また、妙さんは、「オープンダイアローグ」というものを教えてくれた。
「オープンダイアローグ」はフィンランドの病院(正式名を確認中)のファミリー・セラピストを中心に1980年代から実践されているものである。患者と医療者、時には家族などの関係者も加わり、対話を行っていくものである。入院や薬にすぐに頼るのではなく、医療者と患者、そして家族などの関係者が、フラットな関係で対話することによって、患者を治療していくという治療法である。患者のモノローグではなく、ダイアローグ、それもオープンなダイアローグ(開かれた対話)を重ねていくことで、患者の症状を改善させていくものである。統合失調症だけではなく、鬱病、引きこもりなどの治療に大きな成果を上げている。そして、発達障害の治療法としても期待されている。
日本では精神科医の斎藤環医師が、オープ・ダイアローグに関する情報提供などを行っている「オープン・ダイアローグジャパン」の共同代表を務めて、啓蒙活動を行っている。
妙さんは、私にYouTubeで見ることができる、ダニエル・マックラ―監督のドキュメンタリー映画、「『開かれた対話』「オープン・ダイアローグ」フィンランドにおける精神病治療への代替アプローチ」を見ることを勧めてくれた。
その映画を見て、私はいろいろなことを感じた。日本でもオープン・ダイアローグの手法による治療法が、もっと広まればいいなと思った。日本の現在の精神医用の現場では、受診したら、ほぼ必ずと言っていいほど、薬が処方される。オープンダイアローグの治療法がもっと日本で広まらればいいと思った。自分が治療を受けていて感じることだが、薬だけでは治せないところが、統合失調症を含めて精神疾患にはあるからだ。
妙さんの家には、本がたくさん置いてある。その本を無料で貸してくれた。読書好きの私にとっては、とてもありがたかった。
私は、佐藤富雄さんの本や、本田健さんの本や、アサーションの本など、カウンセリングに行くときは、ほぼ毎回本を借りて読んだ。自分自身が、確実に成長していくのが分かった。

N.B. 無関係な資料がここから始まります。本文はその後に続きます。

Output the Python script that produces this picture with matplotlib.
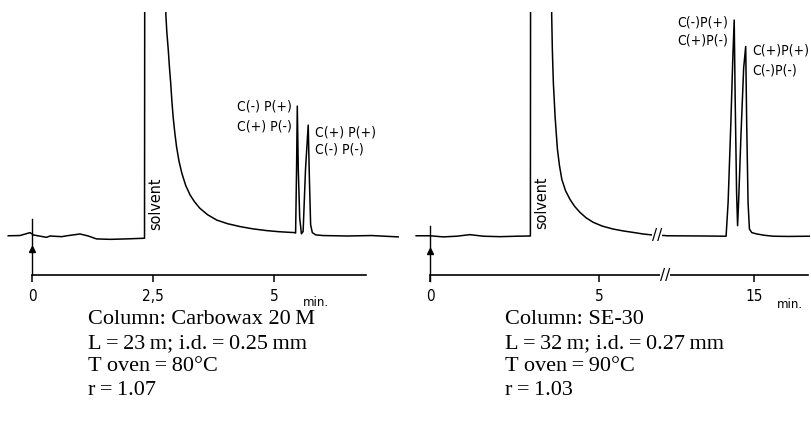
import numpy as np
import matplotlib
matplotlib.use("Agg")
import matplotlib.pyplot as plt
from matplotlib.ticker import FixedLocator, FixedFormatter

# --- chromatogram 1: Carbowax 20 M (time in min, detector signal, full scale = 100)
t_left = [-0.49, -0.25, -0.04, 0.03, 0.30, 0.37, 0.61, 0.72, 0.99, 1.16, 1.33, 1.61, 1.95, 2.32,
          2.335, 2.72,
          2.76, 2.78, 2.81, 2.835, 2.86, 2.885, 2.91, 2.945, 2.98, 3.03, 3.09, 3.17, 3.26,
          3.35, 3.46, 3.62, 3.81, 4.03, 4.29, 4.55, 4.84, 5.1, 5.42,
          5.435, 5.455, 5.47, 5.49, 5.52, 5.555, 5.59, 5.64, 5.695, 5.72, 5.745, 5.78,
          5.85, 6.0, 6.5, 7.0, 7.55]
s_left = [0.1, 0.2, 1.5, 0.45, -0.6, 0.0, -0.3, 0.1, 0.9, 0.0, -1.3, -1.5, -1.3, -1.0,
          400, 400,
          98.7, 91, 83.0, 75, 68.2, 60, 53.2, 46, 39.9, 33.5, 28.0, 22.5, 18.3,
          15.3, 12.4, 9.5, 7.1, 5.5, 4.2, 3.2, 2.4, 1.9, 1.5,
          1.3, 30, 58, 30, 8, 1.0, 2, 30, 49.5, 25, 5, 1.5,
          0.5, 0.2, 0.0, 0.2, -0.4]
ticks_left = [0, 2.5, 5]
ticklabels_left = ["0", "2,5", "5"]

# --- chromatogram 2: SE-30 (time axis broken between 7 and 12.4 min)
t_right = [-0.41, 0.0, 0.39, 0.79, 1.18, 1.58, 2.07, 2.57, 2.97,
           2.99, 3.56,
           3.60, 3.61, 3.62, 3.635, 3.65, 3.675, 3.70, 3.735, 3.77, 3.83, 3.90, 4.01, 4.14,
           4.28, 4.44, 4.62, 4.83, 5.1, 5.42, 5.7, 6.01, 6.3, 6.61, 6.95,
           12.4, 13.5, 14.16,
           14.22, 14.30, 14.36, 14.40, 14.43, 14.47, 14.50,
           14.53, 14.60, 14.68, 14.74, 14.77, 14.81, 14.85, 14.92, 15.07, 15.3, 15.56,
           16.0, 16.62]
s_right = [0.1, 0.1, -0.4, -0.1, 0.6, -0.1, -0.3, -0.1, 0.0,
           400, 400,
           98.7, 91, 83.1, 75.5, 68.3, 61, 53.5, 46, 38.7, 31.5, 25.3, 20.2, 16.4,
           13.2, 10.5, 8.1, 6.1, 4.4, 3.1, 2.3, 1.6, 0.9, 0.4, 0.2,
           0.1, 0.0, -0.1,
           15, 50, 80, 96.4, 60, 20, 4.6,
           15, 45, 75, 84.6, 50, 15, 3.1, 1.5, 0.9, 0.3, -0.1,
           -0.2, -0.1]
ticks_right = [0, 5, 15]
ticklabels_right = ["0", "5", "15"]
BREAK0, BREAK1 = 7.0, 12.4

TS = "\u2009"  # thin space, as in the typeset captions
captions_left = [f"Column: Carbowax 20{TS}M", f"L{TS}={TS}23{TS}m; i.d.{TS}={TS}0.25{TS}mm",
                 f"T oven{TS}={TS}80°C", f"r{TS}={TS}1.07"]
captions_right = ["Column: SE-30", f"L{TS}={TS}32{TS}m; i.d.{TS}={TS}0.27{TS}mm",
                  f"T oven{TS}={TS}90°C", f"r{TS}={TS}1.03"]

GAP = BREAK1 - BREAK0


def fwd(t):
    t = np.asarray(t, dtype=float)
    return np.where(t <= BREAK0, t, np.where(t >= BREAK1, t - GAP, BREAK0))


def inv(d):
    d = np.asarray(d, dtype=float)
    return np.where(d <= BREAK0, d, d + GAP)


W, H = 811, 426
fig = plt.figure(figsize=(W / 100, H / 100), dpi=100)
YLIM = (-33.04, 100)
AXIS_Y = -17.5
lab_font = dict(family="DejaVu Sans", fontstretch="condensed", fontsize=10)
solv_font = dict(family="DejaVu Sans", fontstretch="condensed", fontsize=11.5)
tick_font = dict(family="DejaVu Sans", fontstretch="condensed", size=11)


def setup(ax, ticks, labels, bounds):
    ax.set_ylim(*YLIM)
    for side in ["top", "right", "left"]:
        ax.spines[side].set_visible(False)
    ax.spines["bottom"].set_position(("data", AXIS_Y))
    ax.spines["bottom"].set_bounds(*bounds)
    ax.spines["bottom"].set_linewidth(1.2)
    ax.yaxis.set_visible(False)
    ax.xaxis.set_major_locator(FixedLocator(ticks))
    ax.xaxis.set_major_formatter(FixedFormatter(labels))
    ax.xaxis.set_minor_locator(FixedLocator([]))
    ax.tick_params(axis="x", direction="out", length=5, width=1.1, pad=5)
    for lab in ax.get_xticklabels():
        lab.set_fontfamily(tick_font["family"])
        lab.set_fontstretch(tick_font["fontstretch"])
        lab.set_fontsize(tick_font["size"])
    ax.patch.set_alpha(0)


# left panel
ax1 = fig.add_axes([0, (H - 310) / H, 405 / W, 298 / H])
ax1.set_xlim(-32 / 48.5, (405 - 32) / 48.5)
ax1.plot(t_left, s_left, color="black", lw=1.1)
setup(ax1, ticks_left, ticklabels_left, (0, 6.89))
ax1.plot([0, 0], [AXIS_Y, 7.6], color="black", lw=1.0)
ax1.plot([0], [-6], marker="^", color="black", ms=5)
ax1.text(2.54, 2.7, "solvent", rotation=90, ha="center", va="bottom", **solv_font)
ax1.text(5.36, 57.6, "C(-) P(+)", ha="right", va="center", **lab_font)
ax1.text(5.36, 49.1, "C(+) P(-)", ha="right", va="center", **lab_font)
ax1.text(5.84, 46.4, "C(+) P(+)", ha="left", va="center", **lab_font)
ax1.text(5.84, 38.4, "C(-) P(-)", ha="left", va="center", **lab_font)

# right panel with broken time axis
ax2 = fig.add_axes([405 / W, (H - 310) / H, 406 / W, 298 / H])
ax2.set_xscale("function", functions=(fwd, inv))
ax2.set_xlim(-25 / 33.8, 381 / 33.8 + GAP)
ax2.plot(t_right, s_right, color="black", lw=1.1)
setup(ax2, ticks_right, ticklabels_right, (0, 16.58))
ax2.plot([0, 0], [-20, 4.5], color="black", lw=1.0)
ax2.plot([0], [-6.5], marker="^", color="black", ms=5)
ax2.text(3.31, 3.1, "solvent", rotation=90, ha="center", va="bottom", **solv_font)
ax2.text(14.22, 95.3, "C(-)P(+)", ha="right", va="center", **lab_font)
ax2.text(14.22, 87.1, "C(+)P(-)", ha="right", va="center", **lab_font)
ax2.text(14.93, 82.7, "C(+)P(+)", ha="left", va="center", **lab_font)
ax2.text(14.93, 73.8, "C(-)P(-)", ha="left", va="center", **lab_font)
for xb, yb in [(6.72, 0.4), (6.95, AXIS_Y)]:
    ax2.text(xb, yb, "//", ha="center", va="center", family="DejaVu Sans", fontsize=11,
             bbox=dict(facecolor="white", edgecolor="none", pad=0))

# axis unit labels
fig.text(303 / W, 1 - 302 / H, "min.", fontsize=8.5, va="center", family="DejaVu Sans")
fig.text(777 / W, 1 - 304 / H, "min.", fontsize=8.5, va="center", family="DejaVu Sans")

# column conditions
for i, (a, b) in enumerate(zip(captions_left, captions_right)):
    y = 1 - (320 + 23.4 * i) / H
    fig.text(88 / W, y, a, family=["Liberation Serif", "DejaVu Serif"], fontsize=16, va="center")
    fig.text(505 / W, y, b, family=["Liberation Serif", "DejaVu Serif"], fontsize=16, va="center")

fig.savefig("out.png", dpi=100)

妙さんのカウンセリングを受けて、一番変化したのは、伯母との関係だった。妙さんに伯母の事を色々話すうちに、伯母への感謝と言うか、愛というか、そんな感情が芽生えてきたのだ。さんざん迷惑をかけてきたけれど、私を見捨てずにいてくれた伯母に対しての感謝と愛。それが私を変えたのだった。
毎週水曜日、一時間、私は妙さんのカウンセリングを受けさせていただいている。自分自身の思考の癖を修正し、より輝いて生きていくためには、本当に必要な時間だ。